* _GIVEN PROBLEM_: Locate the line that contains "What seaborn and" and the line that contains "import seaborn as sns". Copy both of them exactly, together with every line between them, and no others.

--------------------

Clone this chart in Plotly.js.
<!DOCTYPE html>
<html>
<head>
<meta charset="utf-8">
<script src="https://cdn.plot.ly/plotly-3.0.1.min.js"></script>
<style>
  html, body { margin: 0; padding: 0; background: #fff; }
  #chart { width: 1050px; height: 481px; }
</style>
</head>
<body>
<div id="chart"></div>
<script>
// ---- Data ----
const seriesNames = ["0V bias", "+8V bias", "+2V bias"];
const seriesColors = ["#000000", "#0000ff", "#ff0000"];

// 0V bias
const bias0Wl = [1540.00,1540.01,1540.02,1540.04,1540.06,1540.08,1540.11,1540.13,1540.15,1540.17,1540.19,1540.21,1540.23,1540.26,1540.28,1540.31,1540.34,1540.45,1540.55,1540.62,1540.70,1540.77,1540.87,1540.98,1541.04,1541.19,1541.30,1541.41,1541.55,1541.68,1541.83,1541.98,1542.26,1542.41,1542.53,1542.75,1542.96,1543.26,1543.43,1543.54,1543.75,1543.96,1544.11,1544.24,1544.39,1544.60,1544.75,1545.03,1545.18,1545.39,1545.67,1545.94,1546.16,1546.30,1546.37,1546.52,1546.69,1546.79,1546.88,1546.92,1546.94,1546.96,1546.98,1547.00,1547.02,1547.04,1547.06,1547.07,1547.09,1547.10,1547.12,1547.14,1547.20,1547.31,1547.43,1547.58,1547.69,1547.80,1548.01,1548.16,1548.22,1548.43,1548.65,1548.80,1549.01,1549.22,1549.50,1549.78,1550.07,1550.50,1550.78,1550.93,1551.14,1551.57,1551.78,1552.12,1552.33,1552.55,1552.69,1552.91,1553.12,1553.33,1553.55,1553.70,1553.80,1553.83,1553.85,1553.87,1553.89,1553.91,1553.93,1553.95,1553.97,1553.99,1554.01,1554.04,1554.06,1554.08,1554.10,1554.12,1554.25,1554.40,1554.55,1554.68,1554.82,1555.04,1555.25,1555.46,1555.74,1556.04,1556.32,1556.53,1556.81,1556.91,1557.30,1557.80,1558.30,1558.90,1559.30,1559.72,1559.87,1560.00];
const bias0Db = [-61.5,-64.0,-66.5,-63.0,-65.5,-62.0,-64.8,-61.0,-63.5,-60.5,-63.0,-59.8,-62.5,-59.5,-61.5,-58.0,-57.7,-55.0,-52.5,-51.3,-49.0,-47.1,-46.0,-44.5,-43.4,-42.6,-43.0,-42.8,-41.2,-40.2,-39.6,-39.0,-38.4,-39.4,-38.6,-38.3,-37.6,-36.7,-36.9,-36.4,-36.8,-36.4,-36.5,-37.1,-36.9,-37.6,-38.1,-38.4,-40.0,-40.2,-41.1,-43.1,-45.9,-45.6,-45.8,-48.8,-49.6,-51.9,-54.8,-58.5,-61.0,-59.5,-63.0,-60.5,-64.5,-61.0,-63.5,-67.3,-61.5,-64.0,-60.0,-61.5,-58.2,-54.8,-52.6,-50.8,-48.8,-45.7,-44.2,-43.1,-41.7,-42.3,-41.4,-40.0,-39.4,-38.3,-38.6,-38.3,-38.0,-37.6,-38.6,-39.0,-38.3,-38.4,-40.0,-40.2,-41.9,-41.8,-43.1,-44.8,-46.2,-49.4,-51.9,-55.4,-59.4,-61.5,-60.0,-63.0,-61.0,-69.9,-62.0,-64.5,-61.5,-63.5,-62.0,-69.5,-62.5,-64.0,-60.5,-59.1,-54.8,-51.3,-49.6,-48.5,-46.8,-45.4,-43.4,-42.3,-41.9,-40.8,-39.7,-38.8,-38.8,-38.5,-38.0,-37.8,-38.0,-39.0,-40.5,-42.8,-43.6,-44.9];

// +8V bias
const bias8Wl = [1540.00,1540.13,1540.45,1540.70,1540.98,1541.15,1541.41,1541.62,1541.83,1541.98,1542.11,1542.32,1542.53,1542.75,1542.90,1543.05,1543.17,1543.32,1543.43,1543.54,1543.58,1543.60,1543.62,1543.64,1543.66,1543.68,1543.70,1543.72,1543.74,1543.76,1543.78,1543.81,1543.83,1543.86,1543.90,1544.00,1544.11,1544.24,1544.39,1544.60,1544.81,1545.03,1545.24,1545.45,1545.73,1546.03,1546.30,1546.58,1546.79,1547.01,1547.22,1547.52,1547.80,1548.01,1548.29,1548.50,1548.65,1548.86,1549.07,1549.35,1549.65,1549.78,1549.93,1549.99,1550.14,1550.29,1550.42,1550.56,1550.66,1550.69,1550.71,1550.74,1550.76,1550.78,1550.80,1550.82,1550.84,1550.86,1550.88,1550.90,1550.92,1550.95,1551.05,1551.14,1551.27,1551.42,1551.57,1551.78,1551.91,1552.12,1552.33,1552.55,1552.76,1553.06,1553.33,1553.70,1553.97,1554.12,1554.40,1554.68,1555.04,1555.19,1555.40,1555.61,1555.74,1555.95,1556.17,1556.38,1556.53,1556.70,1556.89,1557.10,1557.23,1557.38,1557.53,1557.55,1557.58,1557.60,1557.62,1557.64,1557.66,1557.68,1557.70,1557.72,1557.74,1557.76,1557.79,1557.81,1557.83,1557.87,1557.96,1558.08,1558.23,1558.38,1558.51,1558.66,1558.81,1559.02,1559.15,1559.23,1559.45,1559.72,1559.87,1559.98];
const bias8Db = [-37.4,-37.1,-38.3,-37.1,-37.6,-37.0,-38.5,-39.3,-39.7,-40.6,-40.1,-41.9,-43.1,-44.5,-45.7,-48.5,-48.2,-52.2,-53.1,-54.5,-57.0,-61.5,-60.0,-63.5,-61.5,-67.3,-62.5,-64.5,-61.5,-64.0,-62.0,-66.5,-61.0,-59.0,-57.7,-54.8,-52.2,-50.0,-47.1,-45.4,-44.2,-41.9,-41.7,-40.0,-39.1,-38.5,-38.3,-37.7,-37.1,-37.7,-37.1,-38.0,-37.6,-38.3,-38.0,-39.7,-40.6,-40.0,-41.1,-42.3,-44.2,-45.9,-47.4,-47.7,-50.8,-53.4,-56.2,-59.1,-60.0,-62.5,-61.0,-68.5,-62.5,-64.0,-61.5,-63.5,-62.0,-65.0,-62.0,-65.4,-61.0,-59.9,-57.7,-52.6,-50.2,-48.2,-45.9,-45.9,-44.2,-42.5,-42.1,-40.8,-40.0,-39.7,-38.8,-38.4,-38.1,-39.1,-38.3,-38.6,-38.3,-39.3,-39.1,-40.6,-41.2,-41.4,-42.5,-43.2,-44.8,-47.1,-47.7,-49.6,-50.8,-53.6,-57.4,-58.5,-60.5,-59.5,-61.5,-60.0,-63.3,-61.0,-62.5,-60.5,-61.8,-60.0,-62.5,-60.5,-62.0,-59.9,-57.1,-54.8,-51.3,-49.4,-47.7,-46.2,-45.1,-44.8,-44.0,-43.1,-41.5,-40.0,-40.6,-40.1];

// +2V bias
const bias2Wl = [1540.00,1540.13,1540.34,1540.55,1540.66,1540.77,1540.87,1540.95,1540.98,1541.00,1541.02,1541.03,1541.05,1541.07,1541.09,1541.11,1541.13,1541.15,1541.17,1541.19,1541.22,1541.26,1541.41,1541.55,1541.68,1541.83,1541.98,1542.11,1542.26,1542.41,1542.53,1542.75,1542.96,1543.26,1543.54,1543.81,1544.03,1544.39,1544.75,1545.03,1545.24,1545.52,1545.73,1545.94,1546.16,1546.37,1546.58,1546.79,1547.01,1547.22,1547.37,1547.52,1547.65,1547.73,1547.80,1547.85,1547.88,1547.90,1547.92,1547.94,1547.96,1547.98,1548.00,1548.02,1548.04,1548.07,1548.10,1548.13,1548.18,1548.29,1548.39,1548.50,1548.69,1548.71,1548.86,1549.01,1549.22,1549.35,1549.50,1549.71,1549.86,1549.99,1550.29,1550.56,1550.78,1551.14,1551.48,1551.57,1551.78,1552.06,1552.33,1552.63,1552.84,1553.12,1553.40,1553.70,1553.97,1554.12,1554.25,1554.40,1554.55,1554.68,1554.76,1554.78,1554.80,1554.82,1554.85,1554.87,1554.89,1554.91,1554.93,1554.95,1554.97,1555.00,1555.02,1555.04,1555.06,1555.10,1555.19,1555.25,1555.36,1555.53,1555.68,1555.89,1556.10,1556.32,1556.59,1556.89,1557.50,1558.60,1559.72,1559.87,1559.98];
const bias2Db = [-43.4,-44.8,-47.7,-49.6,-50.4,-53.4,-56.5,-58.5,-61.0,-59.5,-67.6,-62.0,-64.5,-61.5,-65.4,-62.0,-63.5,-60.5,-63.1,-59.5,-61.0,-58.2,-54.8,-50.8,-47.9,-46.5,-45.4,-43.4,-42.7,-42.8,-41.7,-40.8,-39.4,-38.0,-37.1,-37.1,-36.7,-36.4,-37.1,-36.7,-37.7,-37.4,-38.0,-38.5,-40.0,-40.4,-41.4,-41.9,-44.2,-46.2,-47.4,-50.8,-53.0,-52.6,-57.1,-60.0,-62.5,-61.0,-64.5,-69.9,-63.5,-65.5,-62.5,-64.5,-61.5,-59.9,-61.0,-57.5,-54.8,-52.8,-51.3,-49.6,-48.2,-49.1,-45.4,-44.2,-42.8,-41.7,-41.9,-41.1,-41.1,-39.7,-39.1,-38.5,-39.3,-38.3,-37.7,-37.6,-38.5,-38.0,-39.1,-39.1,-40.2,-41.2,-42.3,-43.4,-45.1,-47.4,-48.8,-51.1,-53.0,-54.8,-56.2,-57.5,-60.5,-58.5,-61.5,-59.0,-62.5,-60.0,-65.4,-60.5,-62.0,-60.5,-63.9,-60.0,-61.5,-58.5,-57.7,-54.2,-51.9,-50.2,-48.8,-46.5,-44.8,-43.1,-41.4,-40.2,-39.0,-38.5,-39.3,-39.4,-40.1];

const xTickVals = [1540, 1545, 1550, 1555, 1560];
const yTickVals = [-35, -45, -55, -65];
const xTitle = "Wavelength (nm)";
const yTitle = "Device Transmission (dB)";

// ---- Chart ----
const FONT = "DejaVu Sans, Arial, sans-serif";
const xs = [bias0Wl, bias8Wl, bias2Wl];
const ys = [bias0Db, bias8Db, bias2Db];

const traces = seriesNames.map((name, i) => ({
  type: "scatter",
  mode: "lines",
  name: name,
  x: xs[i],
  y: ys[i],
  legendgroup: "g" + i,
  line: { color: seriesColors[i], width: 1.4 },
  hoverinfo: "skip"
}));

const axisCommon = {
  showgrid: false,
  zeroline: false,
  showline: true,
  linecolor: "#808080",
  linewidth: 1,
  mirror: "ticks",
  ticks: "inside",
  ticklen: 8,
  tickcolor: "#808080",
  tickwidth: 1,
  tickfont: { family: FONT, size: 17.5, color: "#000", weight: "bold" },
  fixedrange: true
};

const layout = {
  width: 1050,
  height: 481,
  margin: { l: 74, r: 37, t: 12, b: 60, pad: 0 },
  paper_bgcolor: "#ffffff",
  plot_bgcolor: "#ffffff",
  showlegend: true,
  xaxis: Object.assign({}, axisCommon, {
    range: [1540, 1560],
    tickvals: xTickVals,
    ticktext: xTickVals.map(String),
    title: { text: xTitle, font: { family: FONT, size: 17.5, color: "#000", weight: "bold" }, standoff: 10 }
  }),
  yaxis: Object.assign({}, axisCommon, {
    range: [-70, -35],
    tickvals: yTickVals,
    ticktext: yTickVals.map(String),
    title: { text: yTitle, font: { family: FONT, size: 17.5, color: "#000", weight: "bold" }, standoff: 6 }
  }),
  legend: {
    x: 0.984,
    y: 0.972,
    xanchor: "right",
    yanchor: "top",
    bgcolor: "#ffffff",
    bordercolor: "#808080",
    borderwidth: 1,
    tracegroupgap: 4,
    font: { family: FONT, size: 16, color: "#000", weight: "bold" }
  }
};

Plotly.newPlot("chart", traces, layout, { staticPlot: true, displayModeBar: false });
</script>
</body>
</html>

--------------------

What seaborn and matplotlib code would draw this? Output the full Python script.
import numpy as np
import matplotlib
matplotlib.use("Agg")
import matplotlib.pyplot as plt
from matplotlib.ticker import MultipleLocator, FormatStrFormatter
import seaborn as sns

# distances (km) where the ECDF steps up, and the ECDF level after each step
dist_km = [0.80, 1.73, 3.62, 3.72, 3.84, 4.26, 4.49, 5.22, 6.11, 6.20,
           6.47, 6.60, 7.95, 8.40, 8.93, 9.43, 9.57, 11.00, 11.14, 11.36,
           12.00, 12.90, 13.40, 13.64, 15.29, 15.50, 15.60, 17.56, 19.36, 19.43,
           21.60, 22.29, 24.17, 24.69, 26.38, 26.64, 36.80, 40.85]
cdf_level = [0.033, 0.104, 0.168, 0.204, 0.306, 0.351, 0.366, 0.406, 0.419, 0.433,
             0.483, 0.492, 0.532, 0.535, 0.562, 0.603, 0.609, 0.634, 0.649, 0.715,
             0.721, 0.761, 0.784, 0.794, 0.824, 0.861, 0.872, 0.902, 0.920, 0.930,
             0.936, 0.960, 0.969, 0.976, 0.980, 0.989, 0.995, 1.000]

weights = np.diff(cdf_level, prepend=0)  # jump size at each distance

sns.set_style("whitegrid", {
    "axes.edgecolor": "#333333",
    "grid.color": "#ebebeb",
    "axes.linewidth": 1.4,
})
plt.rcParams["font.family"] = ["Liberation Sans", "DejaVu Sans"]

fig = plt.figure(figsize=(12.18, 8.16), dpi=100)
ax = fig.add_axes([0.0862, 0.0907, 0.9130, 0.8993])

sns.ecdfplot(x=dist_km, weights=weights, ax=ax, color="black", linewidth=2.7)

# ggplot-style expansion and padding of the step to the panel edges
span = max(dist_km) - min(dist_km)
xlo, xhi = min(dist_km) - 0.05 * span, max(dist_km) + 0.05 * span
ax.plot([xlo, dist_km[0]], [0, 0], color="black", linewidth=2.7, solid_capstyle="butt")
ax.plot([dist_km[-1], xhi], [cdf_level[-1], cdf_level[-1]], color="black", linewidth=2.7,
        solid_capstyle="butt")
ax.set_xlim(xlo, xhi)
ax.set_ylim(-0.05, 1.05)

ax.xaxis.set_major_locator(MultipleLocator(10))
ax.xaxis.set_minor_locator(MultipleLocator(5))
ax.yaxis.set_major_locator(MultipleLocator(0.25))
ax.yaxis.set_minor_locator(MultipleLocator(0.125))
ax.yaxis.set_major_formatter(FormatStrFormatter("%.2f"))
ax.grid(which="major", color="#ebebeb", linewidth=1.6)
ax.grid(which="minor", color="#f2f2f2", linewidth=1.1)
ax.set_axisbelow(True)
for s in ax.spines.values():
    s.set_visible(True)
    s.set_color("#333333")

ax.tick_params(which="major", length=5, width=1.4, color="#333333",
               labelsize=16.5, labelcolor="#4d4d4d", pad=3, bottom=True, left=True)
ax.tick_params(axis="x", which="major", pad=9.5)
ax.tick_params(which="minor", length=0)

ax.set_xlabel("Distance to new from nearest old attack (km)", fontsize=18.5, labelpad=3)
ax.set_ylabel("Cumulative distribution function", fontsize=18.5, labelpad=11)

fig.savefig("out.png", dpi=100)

--------------------

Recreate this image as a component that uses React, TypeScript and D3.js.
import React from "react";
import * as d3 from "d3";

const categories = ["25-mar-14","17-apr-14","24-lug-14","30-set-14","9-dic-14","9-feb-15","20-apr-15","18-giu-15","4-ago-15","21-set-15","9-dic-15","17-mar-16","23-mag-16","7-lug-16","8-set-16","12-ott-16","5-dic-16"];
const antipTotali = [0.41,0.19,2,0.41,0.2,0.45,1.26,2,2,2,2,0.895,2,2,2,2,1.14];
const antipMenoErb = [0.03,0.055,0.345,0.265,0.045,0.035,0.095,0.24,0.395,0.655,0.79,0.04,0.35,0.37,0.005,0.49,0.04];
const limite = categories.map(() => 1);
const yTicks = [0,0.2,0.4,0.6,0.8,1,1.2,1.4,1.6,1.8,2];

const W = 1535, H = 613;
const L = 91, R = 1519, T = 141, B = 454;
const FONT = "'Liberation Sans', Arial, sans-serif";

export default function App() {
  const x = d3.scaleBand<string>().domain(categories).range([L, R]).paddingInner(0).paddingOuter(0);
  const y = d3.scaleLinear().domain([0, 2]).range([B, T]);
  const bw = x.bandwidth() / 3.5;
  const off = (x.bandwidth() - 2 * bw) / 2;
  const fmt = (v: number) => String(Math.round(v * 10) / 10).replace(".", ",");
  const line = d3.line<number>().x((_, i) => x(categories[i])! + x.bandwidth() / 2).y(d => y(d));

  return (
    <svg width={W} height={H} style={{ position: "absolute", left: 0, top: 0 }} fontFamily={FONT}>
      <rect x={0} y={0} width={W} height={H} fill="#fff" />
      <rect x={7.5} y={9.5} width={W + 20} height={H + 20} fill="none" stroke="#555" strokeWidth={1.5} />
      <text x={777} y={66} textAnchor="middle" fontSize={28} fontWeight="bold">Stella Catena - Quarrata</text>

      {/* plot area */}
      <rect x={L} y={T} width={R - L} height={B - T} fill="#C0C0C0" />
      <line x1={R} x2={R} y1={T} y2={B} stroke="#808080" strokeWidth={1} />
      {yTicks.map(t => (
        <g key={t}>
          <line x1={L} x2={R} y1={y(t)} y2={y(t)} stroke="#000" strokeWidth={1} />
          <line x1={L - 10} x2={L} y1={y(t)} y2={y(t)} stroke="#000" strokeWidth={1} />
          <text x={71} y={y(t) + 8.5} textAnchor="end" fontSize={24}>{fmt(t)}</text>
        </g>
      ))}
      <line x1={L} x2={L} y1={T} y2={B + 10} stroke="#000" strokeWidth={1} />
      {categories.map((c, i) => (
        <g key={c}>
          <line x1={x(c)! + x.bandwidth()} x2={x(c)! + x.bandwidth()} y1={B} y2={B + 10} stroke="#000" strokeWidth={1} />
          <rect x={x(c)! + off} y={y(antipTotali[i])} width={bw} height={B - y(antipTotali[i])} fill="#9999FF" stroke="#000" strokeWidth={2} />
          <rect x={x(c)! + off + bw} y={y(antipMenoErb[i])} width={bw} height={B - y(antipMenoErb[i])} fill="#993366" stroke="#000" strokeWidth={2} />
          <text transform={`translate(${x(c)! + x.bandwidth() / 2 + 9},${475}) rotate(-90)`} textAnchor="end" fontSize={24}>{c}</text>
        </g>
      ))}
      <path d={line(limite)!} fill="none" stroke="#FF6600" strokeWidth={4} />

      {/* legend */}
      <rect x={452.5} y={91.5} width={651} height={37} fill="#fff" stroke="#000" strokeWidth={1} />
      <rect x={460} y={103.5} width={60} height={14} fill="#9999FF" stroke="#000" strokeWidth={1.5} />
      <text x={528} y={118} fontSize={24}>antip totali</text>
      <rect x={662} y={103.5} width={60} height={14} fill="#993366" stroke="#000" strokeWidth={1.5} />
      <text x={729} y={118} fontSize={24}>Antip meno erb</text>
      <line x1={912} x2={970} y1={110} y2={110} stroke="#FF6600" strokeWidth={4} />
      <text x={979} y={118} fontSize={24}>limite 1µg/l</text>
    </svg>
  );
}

--------------------

* _WORKED ANSWER_:
What seaborn and matplotlib code would draw this? Output the full Python script.
import numpy as np
import matplotlib
matplotlib.use("Agg")
import matplotlib.pyplot as plt
from matplotlib.ticker import MultipleLocator, FormatStrFormatter
import seaborn as sns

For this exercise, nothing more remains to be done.